PROVIDED DATA |

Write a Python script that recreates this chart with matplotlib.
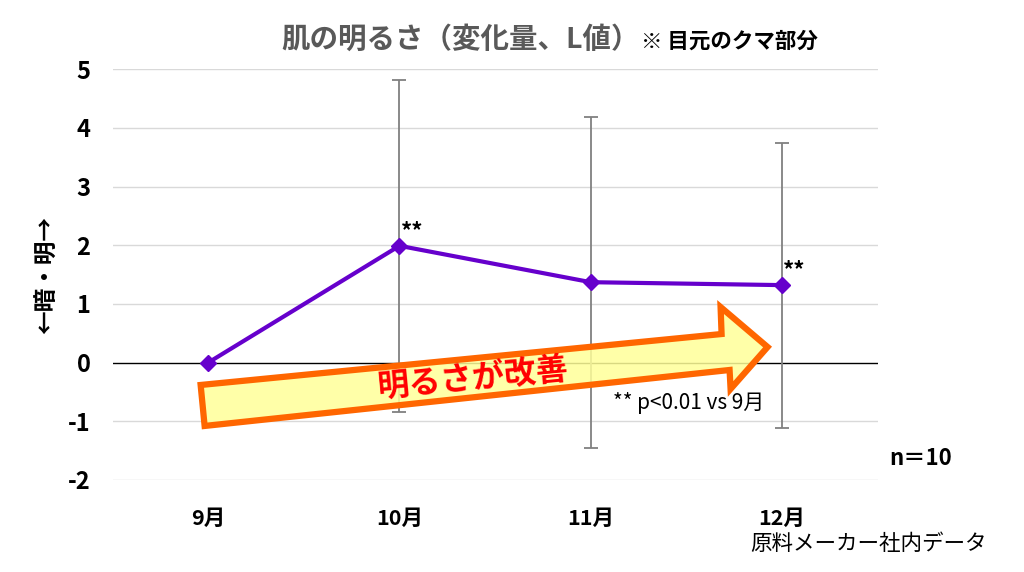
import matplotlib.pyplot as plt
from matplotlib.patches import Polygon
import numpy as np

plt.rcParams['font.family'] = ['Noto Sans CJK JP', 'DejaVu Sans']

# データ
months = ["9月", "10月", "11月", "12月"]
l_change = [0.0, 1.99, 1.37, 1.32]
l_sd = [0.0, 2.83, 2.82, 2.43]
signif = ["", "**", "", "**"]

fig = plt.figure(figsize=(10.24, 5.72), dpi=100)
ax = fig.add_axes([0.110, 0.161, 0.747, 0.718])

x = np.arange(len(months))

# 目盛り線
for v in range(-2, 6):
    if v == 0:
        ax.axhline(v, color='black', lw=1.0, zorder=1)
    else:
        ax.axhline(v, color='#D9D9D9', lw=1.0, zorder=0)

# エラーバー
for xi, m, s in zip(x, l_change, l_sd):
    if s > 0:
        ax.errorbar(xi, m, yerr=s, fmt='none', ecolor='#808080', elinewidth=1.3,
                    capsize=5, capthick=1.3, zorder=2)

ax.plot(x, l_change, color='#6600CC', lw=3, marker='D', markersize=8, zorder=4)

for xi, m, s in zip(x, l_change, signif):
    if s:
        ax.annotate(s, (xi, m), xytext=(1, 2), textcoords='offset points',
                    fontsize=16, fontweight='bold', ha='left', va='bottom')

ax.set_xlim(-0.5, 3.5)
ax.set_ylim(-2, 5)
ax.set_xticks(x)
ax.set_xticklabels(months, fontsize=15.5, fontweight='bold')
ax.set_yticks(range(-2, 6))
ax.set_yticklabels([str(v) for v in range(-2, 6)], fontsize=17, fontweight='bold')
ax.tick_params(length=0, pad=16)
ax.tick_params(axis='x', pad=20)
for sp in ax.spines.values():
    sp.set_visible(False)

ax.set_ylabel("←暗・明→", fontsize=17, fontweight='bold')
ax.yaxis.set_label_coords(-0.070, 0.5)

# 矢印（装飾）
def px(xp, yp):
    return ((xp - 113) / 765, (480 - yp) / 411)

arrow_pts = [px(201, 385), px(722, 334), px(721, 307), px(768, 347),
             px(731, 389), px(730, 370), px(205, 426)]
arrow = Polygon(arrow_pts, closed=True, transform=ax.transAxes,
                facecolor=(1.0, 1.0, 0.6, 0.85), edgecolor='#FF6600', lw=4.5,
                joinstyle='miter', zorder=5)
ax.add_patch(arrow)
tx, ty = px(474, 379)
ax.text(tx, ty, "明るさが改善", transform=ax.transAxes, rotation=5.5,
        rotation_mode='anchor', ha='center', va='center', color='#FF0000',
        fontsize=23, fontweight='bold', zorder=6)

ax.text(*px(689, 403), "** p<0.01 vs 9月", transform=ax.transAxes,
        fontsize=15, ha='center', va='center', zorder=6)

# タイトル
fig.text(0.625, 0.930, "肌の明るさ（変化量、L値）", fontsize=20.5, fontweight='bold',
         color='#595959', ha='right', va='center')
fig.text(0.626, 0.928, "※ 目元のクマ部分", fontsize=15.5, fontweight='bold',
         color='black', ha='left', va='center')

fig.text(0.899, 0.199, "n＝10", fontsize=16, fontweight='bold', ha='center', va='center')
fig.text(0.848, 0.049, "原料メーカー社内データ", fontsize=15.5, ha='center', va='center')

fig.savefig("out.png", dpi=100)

EXERCISE AIM | Repeat the lines above, starting at the first and stopping after the line that holds "fontsize=16, fontweight='bold', ha='left', va='bottom')", with the pictures left out.

WORKED ANSWER |
Write a Python script that recreates this chart with matplotlib.
import matplotlib.pyplot as plt
from matplotlib.patches import Polygon
import numpy as np

plt.rcParams['font.family'] = ['Noto Sans CJK JP', 'DejaVu Sans']

# データ
months = ["9月", "10月", "11月", "12月"]
l_change = [0.0, 1.99, 1.37, 1.32]
l_sd = [0.0, 2.83, 2.82, 2.43]
signif = ["", "**", "", "**"]

fig = plt.figure(figsize=(10.24, 5.72), dpi=100)
ax = fig.add_axes([0.110, 0.161, 0.747, 0.718])

x = np.arange(len(months))

# 目盛り線
for v in range(-2, 6):
    if v == 0:
        ax.axhline(v, color='black', lw=1.0, zorder=1)
    else:
        ax.axhline(v, color='#D9D9D9', lw=1.0, zorder=0)

# エラーバー
for xi, m, s in zip(x, l_change, l_sd):
    if s > 0:
        ax.errorbar(xi, m, yerr=s, fmt='none', ecolor='#808080', elinewidth=1.3,
                    capsize=5, capthick=1.3, zorder=2)

ax.plot(x, l_change, color='#6600CC', lw=3, marker='D', markersize=8, zorder=4)

for xi, m, s in zip(x, l_change, signif):
    if s:
        ax.annotate(s, (xi, m), xytext=(1, 2), textcoords='offset points',
                    fontsize=16, fontweight='bold', ha='left', va='bottom')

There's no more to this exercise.